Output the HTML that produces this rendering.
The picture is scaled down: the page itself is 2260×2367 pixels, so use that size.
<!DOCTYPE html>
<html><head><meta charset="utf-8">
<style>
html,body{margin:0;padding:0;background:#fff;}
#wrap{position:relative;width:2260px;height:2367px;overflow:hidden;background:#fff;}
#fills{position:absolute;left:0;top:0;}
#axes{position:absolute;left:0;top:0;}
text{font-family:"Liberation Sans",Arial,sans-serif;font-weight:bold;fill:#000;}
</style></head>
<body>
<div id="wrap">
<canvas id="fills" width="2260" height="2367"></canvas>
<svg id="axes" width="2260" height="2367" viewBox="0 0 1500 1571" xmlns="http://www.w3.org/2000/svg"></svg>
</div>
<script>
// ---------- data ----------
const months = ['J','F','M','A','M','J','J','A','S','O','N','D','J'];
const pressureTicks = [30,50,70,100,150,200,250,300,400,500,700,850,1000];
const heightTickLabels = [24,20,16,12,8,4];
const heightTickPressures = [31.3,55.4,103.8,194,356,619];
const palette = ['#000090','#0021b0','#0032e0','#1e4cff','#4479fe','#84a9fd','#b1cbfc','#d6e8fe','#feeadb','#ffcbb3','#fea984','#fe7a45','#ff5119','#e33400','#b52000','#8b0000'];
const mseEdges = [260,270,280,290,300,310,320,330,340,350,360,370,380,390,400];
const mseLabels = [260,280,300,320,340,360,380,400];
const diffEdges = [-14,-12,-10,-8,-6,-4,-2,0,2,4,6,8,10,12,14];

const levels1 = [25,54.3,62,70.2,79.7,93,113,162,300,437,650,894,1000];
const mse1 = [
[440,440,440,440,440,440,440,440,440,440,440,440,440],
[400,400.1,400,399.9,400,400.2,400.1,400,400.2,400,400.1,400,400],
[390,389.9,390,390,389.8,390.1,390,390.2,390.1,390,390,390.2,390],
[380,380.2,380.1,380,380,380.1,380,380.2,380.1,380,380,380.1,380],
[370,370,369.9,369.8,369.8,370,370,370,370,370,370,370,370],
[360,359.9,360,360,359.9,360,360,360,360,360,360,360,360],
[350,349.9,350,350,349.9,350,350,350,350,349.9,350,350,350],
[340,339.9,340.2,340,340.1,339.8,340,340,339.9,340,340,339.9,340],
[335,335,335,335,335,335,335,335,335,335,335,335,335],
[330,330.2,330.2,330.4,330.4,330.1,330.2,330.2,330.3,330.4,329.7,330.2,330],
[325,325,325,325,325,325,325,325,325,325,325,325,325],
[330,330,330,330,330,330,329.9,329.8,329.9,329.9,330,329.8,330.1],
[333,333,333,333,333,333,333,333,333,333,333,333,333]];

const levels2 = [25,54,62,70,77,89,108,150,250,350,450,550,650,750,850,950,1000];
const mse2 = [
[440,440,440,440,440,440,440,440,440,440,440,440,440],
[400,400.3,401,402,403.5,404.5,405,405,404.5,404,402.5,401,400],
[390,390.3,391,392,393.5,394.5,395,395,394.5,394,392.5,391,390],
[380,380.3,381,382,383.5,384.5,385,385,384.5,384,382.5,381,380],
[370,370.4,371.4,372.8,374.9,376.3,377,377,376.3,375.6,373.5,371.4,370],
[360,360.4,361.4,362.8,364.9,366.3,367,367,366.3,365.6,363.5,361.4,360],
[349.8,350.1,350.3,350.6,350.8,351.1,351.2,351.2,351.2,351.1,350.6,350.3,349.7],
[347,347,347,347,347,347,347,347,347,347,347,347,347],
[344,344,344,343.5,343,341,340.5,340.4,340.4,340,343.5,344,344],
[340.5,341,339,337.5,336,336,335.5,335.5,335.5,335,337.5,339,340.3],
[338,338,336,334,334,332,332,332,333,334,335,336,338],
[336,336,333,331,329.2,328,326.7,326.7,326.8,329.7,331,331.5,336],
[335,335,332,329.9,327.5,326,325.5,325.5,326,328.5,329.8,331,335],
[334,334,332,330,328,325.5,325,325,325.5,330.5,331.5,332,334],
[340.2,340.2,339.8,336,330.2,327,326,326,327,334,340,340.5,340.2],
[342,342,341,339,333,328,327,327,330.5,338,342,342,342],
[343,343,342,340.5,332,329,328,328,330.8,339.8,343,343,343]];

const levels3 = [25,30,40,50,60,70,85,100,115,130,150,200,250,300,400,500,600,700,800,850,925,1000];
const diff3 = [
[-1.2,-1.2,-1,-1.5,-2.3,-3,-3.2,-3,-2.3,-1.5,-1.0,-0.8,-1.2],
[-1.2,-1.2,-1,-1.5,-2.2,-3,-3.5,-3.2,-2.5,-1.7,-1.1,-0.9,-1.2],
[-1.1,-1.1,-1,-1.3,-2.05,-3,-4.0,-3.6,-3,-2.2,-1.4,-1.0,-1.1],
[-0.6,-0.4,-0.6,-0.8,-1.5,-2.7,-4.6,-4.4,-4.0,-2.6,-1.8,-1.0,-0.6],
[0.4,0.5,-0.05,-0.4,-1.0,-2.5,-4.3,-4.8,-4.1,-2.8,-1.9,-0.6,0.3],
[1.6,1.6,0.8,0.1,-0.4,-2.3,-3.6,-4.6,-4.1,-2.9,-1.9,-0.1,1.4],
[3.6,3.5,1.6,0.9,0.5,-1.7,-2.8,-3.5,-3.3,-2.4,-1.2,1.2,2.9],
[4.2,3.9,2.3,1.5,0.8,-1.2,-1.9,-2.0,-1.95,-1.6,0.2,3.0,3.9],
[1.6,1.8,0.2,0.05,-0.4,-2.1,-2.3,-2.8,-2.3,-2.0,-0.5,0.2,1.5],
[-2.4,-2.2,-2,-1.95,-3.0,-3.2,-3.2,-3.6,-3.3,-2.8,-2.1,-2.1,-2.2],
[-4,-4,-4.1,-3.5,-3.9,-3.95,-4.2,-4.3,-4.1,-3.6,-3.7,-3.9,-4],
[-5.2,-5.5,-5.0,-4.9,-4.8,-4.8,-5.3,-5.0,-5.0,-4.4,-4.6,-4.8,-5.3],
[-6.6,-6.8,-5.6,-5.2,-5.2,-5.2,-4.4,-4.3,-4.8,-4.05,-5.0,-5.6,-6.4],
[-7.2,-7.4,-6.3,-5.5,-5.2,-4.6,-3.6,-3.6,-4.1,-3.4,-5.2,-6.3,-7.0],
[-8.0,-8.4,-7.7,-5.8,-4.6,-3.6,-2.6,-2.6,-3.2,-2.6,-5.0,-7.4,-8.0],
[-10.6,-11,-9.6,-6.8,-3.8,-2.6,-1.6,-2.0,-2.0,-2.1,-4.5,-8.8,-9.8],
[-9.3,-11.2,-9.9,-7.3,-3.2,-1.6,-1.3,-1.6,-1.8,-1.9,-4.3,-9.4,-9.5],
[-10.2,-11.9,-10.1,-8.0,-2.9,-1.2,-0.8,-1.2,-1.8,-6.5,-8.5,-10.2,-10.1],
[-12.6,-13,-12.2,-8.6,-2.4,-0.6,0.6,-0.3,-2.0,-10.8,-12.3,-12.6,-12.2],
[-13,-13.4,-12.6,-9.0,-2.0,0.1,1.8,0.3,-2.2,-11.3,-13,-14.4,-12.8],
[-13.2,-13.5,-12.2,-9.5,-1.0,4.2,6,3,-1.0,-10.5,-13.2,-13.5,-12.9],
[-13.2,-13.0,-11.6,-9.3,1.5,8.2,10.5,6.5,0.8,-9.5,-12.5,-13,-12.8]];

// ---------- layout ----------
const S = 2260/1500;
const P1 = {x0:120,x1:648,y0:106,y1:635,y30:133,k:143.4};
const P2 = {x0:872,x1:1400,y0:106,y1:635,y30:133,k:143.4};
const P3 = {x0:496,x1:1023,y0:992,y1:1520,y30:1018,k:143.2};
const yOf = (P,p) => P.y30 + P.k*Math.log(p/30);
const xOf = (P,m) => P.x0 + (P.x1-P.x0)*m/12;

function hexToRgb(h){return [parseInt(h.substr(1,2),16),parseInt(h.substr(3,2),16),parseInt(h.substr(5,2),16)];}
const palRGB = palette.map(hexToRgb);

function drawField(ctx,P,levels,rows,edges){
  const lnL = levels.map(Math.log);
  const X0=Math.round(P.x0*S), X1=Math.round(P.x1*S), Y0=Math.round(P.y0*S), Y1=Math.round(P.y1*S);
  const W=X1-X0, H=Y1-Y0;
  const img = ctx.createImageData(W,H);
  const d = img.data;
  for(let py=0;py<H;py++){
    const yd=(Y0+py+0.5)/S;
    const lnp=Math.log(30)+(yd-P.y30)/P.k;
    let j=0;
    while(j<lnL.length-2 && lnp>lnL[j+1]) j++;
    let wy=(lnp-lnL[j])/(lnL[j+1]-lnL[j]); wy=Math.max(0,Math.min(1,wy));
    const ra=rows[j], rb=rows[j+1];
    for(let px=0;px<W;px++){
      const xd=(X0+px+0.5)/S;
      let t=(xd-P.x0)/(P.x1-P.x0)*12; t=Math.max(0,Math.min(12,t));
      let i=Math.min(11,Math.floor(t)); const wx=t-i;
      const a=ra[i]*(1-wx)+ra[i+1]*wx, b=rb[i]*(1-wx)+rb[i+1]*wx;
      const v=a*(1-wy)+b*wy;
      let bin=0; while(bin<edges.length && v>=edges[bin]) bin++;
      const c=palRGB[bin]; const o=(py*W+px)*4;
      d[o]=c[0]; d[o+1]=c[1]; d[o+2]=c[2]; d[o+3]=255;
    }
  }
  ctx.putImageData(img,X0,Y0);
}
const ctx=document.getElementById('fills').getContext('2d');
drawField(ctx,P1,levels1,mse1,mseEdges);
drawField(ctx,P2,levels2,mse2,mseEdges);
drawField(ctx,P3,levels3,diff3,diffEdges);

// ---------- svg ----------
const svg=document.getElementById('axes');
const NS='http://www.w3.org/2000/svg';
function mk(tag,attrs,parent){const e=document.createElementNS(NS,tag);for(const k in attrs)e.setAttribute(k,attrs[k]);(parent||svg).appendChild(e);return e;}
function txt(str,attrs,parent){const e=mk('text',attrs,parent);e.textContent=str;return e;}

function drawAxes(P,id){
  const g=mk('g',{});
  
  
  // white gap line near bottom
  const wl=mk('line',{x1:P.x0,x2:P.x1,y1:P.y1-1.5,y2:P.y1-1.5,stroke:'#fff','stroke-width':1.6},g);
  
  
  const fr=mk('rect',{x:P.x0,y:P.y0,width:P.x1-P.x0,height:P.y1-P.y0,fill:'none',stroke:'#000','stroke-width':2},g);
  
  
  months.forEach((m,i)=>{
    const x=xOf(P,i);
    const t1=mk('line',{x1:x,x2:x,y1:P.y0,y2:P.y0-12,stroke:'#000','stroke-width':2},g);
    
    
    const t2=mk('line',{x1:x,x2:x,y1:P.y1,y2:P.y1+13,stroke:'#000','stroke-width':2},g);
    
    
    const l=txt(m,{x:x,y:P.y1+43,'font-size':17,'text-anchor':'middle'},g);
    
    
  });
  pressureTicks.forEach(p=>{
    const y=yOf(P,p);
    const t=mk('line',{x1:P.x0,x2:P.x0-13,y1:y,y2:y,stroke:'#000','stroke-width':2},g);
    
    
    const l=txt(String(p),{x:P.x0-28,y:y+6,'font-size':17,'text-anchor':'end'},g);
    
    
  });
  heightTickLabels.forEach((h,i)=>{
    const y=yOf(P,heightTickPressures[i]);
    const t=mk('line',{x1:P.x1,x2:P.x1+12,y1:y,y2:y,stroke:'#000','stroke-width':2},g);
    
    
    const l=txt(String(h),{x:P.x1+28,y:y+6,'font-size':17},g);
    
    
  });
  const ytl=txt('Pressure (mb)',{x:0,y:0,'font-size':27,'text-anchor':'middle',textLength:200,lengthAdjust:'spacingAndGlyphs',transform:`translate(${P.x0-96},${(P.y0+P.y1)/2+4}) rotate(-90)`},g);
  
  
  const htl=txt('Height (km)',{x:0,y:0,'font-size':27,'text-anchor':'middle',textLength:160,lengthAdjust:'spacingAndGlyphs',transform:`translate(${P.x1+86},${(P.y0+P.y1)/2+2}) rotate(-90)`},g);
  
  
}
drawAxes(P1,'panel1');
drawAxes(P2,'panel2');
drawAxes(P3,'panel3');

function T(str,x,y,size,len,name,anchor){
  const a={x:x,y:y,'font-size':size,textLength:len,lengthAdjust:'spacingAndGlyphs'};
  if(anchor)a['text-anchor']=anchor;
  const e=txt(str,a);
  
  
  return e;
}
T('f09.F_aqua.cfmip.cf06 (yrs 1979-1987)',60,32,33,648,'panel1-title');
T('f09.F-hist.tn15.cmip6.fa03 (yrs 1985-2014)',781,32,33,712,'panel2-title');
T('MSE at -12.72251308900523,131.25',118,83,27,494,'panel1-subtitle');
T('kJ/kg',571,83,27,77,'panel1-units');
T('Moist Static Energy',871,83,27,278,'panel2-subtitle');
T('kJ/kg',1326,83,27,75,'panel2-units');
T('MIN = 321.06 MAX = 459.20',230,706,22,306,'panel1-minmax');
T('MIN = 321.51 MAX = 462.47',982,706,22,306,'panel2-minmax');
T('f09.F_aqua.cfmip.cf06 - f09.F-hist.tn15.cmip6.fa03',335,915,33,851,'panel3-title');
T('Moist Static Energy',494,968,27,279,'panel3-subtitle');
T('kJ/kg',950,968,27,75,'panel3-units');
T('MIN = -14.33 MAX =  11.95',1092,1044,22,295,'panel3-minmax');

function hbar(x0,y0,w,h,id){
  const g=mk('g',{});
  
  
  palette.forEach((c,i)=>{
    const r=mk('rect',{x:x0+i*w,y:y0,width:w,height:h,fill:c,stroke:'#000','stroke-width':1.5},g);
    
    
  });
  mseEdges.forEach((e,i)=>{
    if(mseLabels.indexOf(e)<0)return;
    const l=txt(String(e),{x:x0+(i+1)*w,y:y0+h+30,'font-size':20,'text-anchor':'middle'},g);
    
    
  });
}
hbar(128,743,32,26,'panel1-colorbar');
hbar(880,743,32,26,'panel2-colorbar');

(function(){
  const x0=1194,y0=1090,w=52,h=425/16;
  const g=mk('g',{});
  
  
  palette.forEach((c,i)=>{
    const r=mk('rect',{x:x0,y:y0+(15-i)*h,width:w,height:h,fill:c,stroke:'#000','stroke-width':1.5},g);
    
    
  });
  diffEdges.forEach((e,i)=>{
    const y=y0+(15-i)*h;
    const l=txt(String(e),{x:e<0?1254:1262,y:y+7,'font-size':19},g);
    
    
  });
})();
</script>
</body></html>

--------------------

What this task involves: The required output is the exact run of lines from the beginning of the listing above to the line that contains "const diffEdges = [-14,-12,-10,-8,-6,-4,-2,0,2,4,6,8,10,12,14];", inclusive of both.

Reply to the task:
Output the HTML that produces this rendering.
The picture is scaled down: the page itself is 2260×2367 pixels, so use that size.
<!DOCTYPE html>
<html><head><meta charset="utf-8">
<style>
html,body{margin:0;padding:0;background:#fff;}
#wrap{position:relative;width:2260px;height:2367px;overflow:hidden;background:#fff;}
#fills{position:absolute;left:0;top:0;}
#axes{position:absolute;left:0;top:0;}
text{font-family:"Liberation Sans",Arial,sans-serif;font-weight:bold;fill:#000;}
</style></head>
<body>
<div id="wrap">
<canvas id="fills" width="2260" height="2367"></canvas>
<svg id="axes" width="2260" height="2367" viewBox="0 0 1500 1571" xmlns="http://www.w3.org/2000/svg"></svg>
</div>
<script>
// ---------- data ----------
const months = ['J','F','M','A','M','J','J','A','S','O','N','D','J'];
const pressureTicks = [30,50,70,100,150,200,250,300,400,500,700,850,1000];
const heightTickLabels = [24,20,16,12,8,4];
const heightTickPressures = [31.3,55.4,103.8,194,356,619];
const palette = ['#000090','#0021b0','#0032e0','#1e4cff','#4479fe','#84a9fd','#b1cbfc','#d6e8fe','#feeadb','#ffcbb3','#fea984','#fe7a45','#ff5119','#e33400','#b52000','#8b0000'];
const mseEdges = [260,270,280,290,300,310,320,330,340,350,360,370,380,390,400];
const mseLabels = [260,280,300,320,340,360,380,400];
const diffEdges = [-14,-12,-10,-8,-6,-4,-2,0,2,4,6,8,10,12,14];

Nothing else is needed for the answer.